Zulip Chat Archive

Stream: new members

Topic: Understanding the termination checker for nested recursion


Josh Cohen (Sep 05 2025 at 14:59):

Hi, I am trying to understand the behavior and limits of the termination checker when we have a nested recursive type, like a rose tree:

inductive rose (α: Type) : Type where
| leaf : α  rose α
| node: List (rose α)  rose α

I can define a size function exactly as I would expect:

def rose_size (r: rose α) : Nat :=
  match r with
  | .leaf _ => 1
  | .node l => List.sum (List.map rose_size l)

But if I try to write an equality function (purely as an example), Lean cannot prove termination:

def map2 (f: α  β  γ) : List α  List β  List γ
  | x :: xs, y :: ys => f x y :: map2 f xs ys
  | _, _ => []

def rose_eq (eq: α  α  Bool) (r1 r2: rose α) : Bool :=
  match r1, r2 with
  | .leaf x1, .leaf x2 => eq x1 x2
  | .node l1, .node l2 => List.all (map2 (rose_eq eq) l1 l2) id
  | _, _ => false

In this context, I don't understand why Lean treats the use of List.map and map2 differently when it comes to termination. Is there a way to define map2 so that the above typechecks? If so, what is the general rule? I know I can use a nested recursive function, but I am trying to do without to see how Lean's termination checking works.

Aaron Liu (Sep 05 2025 at 15:27):

the termination checker doesn't know that map2 calls its testing function with elements of the list

Aaron Liu (Sep 05 2025 at 15:28):

it also doesn't know that List.map calls its function elements from the list, but List.map has a theorem docs#List.map_wfParam which is used in preprocessing to "attach" this information to the list

Aaron Liu (Sep 05 2025 at 15:29):

map2 does not have such a theorem since you didn't write one

Aaron Liu (Sep 05 2025 at 15:34):

you can use docs#List.attach to attach the information to your list

Aaron Liu (Sep 05 2025 at 15:34):

you can also use structural recursion by writing out the map manually and making it mutually recursive with your defintion

Josh Cohen (Sep 05 2025 at 15:40):

Aaron Liu said:

map2 does not have such a theorem since you didn't write one

Thanks for the pointers, that is helpful. I tried to write a similar theorem for map2:

@[wf_preprocess] theorem map2_wfParam {xs : List α} {ys: List β} {f : α  β  γ} :
    (wfParam xs).map2 f ys = xs.attach.unattach.map2 f ys := by
  simp [wfParam]

But that still doesn't seem the satisfy the termination checker. Is that theorem the one I want?
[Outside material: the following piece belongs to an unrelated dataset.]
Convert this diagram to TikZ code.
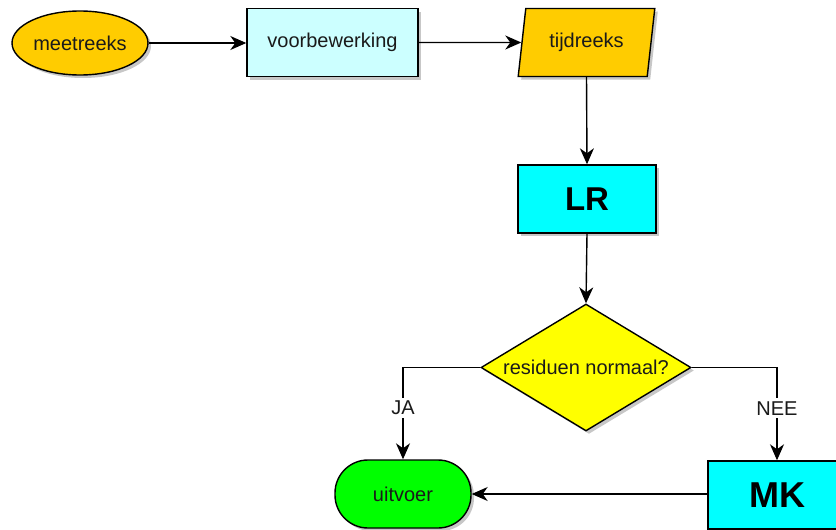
\documentclass[tikz,border=0pt]{standalone}
\usepackage{fontspec}
\setmainfont{Liberation Sans}
\usetikzlibrary{shapes.geometric,arrows.meta,shadows}
\definecolor{orangeY}{HTML}{FFCC00}
\definecolor{lightcyan}{HTML}{CCFFFF}
\definecolor{cyanB}{HTML}{00FFFF}
\definecolor{yellowD}{HTML}{FFFF00}
\definecolor{greenT}{HTML}{00FF00}
\definecolor{txt}{HTML}{1A1A1A}
\tikzset{
  base/.style={draw=black, line width=1.4pt, inner sep=0pt, text=txt,
    font=\fontsize{20}{24}\selectfont,
    drop shadow={shadow xshift=3pt, shadow yshift=-3pt, opacity=0.22, fill=black}},
  ovalbox/.style={base, ellipse, fill=orangeY, minimum width=136pt, minimum height=64pt},
  procbox/.style={base, rectangle, fill=lightcyan, minimum width=171pt, minimum height=68pt},
  databox/.style={base, trapezium, trapezium left angle=76, trapezium right angle=104,
    trapezium stretches=true, fill=orangeY, minimum width=137pt, minimum height=68pt},
  bigbox/.style={base, rectangle, fill=cyanB, minimum width=138pt, minimum height=68pt},
  decbox/.style={base, diamond, fill=yellowD, aspect=1.65, minimum width=210pt, minimum height=127pt},
  termbox/.style={base, rectangle, rounded corners=33pt, fill=greenT, minimum width=136pt, minimum height=68pt},
  arr/.style={line width=1.4pt, -{Stealth[length=16pt, width=14pt, inset=5pt]}},
  lbl/.style={fill=white, text=txt, inner sep=3pt, font=\fontsize{20}{24}\selectfont}
}
\begin{document}
\begin{tikzpicture}[x=1pt, y=-1pt]
\useasboundingbox[fill=white] (0,0) rectangle (836,530);
\node[ovalbox] (meet) at (80,43) {meetreeks};
\node[procbox] (voor) at (332.5,42.5) {voorbewerking};
\node[databox] (tijd) at (586.5,42.5) {tijdreeks};
\node[bigbox, font=\fontsize{33}{38}\selectfont\bfseries, text=black] (LR) at (587,199) {LR};
\node[decbox] (dia) at (586,367.5) {residuen normaal?};
\node[termbox] (uit) at (403,494) {uitvoer};
\node[bigbox, font=\fontsize{36}{40}\selectfont\bfseries, text=black] (MK) at (777,495) {MK};

\draw[arr] (meet.east) -- (meet.east -| voor.west);
\draw[arr] (voor) -- (tijd);
\draw[arr] (tijd.south) -- (LR.north);
\draw[arr] (LR.south) -- (dia.north);
\draw[arr] (dia.west) -| node[lbl, pos=0.72] {JA} (uit.north);
\draw[arr] (dia.east) -| node[lbl, pos=0.72] {NEE} (MK.north);
\draw[arr] (MK.west |- uit.east) -- (uit.east);
\end{tikzpicture}
\end{document}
Robin Arnez (Sep 05 2025 at 15:44):

You need the theorem defined below as well, docs#List.map_unattach

Josh Cohen (Sep 05 2025 at 15:49):

Thank you, that worked! So just to clarify, for each such function I want to use in a nested way, I would need the _wfParam lemma (or at least to inline the attach.unattach pattern in the recursive call) and then the _unattach theorem?

Aaron Liu (Sep 05 2025 at 15:50):

you could also just call it with the attached lists

Aaron Liu (Sep 05 2025 at 15:50):

like

def rose_eq (eq: α  α  Bool) (r1 r2: rose α) : Bool :=
  match r1, r2 with
  | .leaf x1, .leaf x2 => eq x1 x2
  | .node l1, .node l2 => List.all (map2 (rose_eq eq) l1.attach l2.attach) id
  | _, _ => false

Josh Cohen (Sep 05 2025 at 15:54):

This gives me an error because rose_eq expects a List a rather than a List of sigma types. Am I missing a coercion somewhere?

Aaron Liu (Sep 05 2025 at 15:55):

probably I forgot to put a coercion somewhere

Aaron Liu (Sep 05 2025 at 15:56):

try

def rose_eq (eq: α  α  Bool) (r1 r2: rose α) : Bool :=
  match r1, r2 with
  | .leaf x1, .leaf x2 => eq x1 x2
  | .node l1, .node l2 => List.all
    (map2 (fun x y => rose_eq eq x.1 y.1) l1.attach l2.attach) id
  | _, _ => false

Josh Cohen (Sep 05 2025 at 16:01):

This version seems to end up back at the original error message. I suppose I would need to add a manual proof obligation that x : { x // x ∈ l1 } implies sizeOf x.val < 1 + sizeOf l1, which shouldn't be too hard (though now that I think about it, I'm not sure how the sizeOf operator is defined).